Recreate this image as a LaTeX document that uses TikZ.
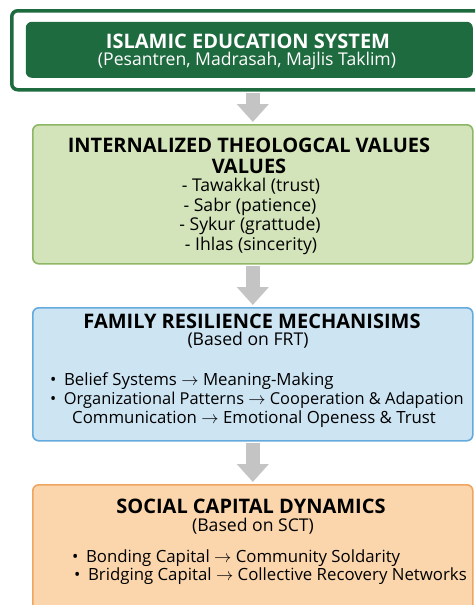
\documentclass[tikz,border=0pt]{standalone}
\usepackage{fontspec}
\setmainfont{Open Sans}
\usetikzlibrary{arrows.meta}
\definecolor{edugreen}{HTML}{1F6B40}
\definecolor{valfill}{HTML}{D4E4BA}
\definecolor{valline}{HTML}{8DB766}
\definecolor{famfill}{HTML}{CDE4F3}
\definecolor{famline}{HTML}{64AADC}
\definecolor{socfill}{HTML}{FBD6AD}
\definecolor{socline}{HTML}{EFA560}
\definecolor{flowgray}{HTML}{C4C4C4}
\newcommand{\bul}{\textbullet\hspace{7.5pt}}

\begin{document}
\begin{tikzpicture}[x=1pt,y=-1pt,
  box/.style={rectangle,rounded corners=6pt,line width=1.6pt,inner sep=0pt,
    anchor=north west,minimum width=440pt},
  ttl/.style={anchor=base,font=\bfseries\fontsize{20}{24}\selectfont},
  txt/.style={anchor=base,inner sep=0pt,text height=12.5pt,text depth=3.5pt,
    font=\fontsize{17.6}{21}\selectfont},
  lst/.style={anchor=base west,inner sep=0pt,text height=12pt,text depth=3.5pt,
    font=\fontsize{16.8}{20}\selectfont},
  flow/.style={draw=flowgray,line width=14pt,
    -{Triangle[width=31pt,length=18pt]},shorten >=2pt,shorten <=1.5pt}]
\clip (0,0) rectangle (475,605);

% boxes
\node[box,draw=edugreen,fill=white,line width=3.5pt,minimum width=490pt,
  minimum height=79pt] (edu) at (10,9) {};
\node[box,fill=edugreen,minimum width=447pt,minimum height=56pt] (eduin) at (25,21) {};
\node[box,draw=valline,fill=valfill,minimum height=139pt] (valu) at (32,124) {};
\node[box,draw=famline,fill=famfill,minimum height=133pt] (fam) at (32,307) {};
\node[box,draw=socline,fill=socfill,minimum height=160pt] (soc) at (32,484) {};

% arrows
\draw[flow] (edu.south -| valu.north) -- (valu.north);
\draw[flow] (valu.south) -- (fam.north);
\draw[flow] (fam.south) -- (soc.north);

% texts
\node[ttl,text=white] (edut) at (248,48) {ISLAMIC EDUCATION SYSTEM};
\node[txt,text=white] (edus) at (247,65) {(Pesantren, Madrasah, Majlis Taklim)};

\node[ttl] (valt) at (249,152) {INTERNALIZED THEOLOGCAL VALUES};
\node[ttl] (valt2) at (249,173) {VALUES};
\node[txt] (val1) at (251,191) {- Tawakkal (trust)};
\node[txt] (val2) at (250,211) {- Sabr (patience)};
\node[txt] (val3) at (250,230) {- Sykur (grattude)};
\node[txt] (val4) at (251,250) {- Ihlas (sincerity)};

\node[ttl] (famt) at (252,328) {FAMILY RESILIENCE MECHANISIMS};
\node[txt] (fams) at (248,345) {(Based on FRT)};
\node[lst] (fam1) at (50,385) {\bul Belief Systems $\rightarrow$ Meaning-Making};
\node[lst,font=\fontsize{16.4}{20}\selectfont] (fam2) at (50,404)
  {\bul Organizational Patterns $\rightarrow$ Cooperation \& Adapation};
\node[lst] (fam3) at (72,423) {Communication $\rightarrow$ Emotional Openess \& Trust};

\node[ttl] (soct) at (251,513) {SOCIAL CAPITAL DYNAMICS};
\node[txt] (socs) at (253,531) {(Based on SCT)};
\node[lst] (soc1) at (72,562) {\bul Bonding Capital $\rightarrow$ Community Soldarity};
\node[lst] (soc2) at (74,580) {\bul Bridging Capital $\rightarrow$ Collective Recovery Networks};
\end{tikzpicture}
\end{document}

•••

## The task
Output an exact copy of the material, with the pictures removed.

## Correct response
Recreate this image as a LaTeX document that uses TikZ.
\documentclass[tikz,border=0pt]{standalone}
\usepackage{fontspec}
\setmainfont{Open Sans}
\usetikzlibrary{arrows.meta}
\definecolor{edugreen}{HTML}{1F6B40}
\definecolor{valfill}{HTML}{D4E4BA}
\definecolor{valline}{HTML}{8DB766}
\definecolor{famfill}{HTML}{CDE4F3}
\definecolor{famline}{HTML}{64AADC}
\definecolor{socfill}{HTML}{FBD6AD}
\definecolor{socline}{HTML}{EFA560}
\definecolor{flowgray}{HTML}{C4C4C4}
\newcommand{\bul}{\textbullet\hspace{7.5pt}}

\begin{document}
\begin{tikzpicture}[x=1pt,y=-1pt,
  box/.style={rectangle,rounded corners=6pt,line width=1.6pt,inner sep=0pt,
    anchor=north west,minimum width=440pt},
  ttl/.style={anchor=base,font=\bfseries\fontsize{20}{24}\selectfont},
  txt/.style={anchor=base,inner sep=0pt,text height=12.5pt,text depth=3.5pt,
    font=\fontsize{17.6}{21}\selectfont},
  lst/.style={anchor=base west,inner sep=0pt,text height=12pt,text depth=3.5pt,
    font=\fontsize{16.8}{20}\selectfont},
  flow/.style={draw=flowgray,line width=14pt,
    -{Triangle[width=31pt,length=18pt]},shorten >=2pt,shorten <=1.5pt}]
\clip (0,0) rectangle (475,605);

% boxes
\node[box,draw=edugreen,fill=white,line width=3.5pt,minimum width=490pt,
  minimum height=79pt] (edu) at (10,9) {};
\node[box,fill=edugreen,minimum width=447pt,minimum height=56pt] (eduin) at (25,21) {};
\node[box,draw=valline,fill=valfill,minimum height=139pt] (valu) at (32,124) {};
\node[box,draw=famline,fill=famfill,minimum height=133pt] (fam) at (32,307) {};
\node[box,draw=socline,fill=socfill,minimum height=160pt] (soc) at (32,484) {};

% arrows
\draw[flow] (edu.south -| valu.north) -- (valu.north);
\draw[flow] (valu.south) -- (fam.north);
\draw[flow] (fam.south) -- (soc.north);

% texts
\node[ttl,text=white] (edut) at (248,48) {ISLAMIC EDUCATION SYSTEM};
\node[txt,text=white] (edus) at (247,65) {(Pesantren, Madrasah, Majlis Taklim)};

\node[ttl] (valt) at (249,152) {INTERNALIZED THEOLOGCAL VALUES};
\node[ttl] (valt2) at (249,173) {VALUES};
\node[txt] (val1) at (251,191) {- Tawakkal (trust)};
\node[txt] (val2) at (250,211) {- Sabr (patience)};
\node[txt] (val3) at (250,230) {- Sykur (grattude)};
\node[txt] (val4) at (251,250) {- Ihlas (sincerity)};

\node[ttl] (famt) at (252,328) {FAMILY RESILIENCE MECHANISIMS};
\node[txt] (fams) at (248,345) {(Based on FRT)};
\node[lst] (fam1) at (50,385) {\bul Belief Systems $\rightarrow$ Meaning-Making};
\node[lst,font=\fontsize{16.4}{20}\selectfont] (fam2) at (50,404)
  {\bul Organizational Patterns $\rightarrow$ Cooperation \& Adapation};
\node[lst] (fam3) at (72,423) {Communication $\rightarrow$ Emotional Openess \& Trust};

\node[ttl] (soct) at (251,513) {SOCIAL CAPITAL DYNAMICS};
\node[txt] (socs) at (253,531) {(Based on SCT)};
\node[lst] (soc1) at (72,562) {\bul Bonding Capital $\rightarrow$ Community Soldarity};
\node[lst] (soc2) at (74,580) {\bul Bridging Capital $\rightarrow$ Collective Recovery Networks};
\end{tikzpicture}
\end{document}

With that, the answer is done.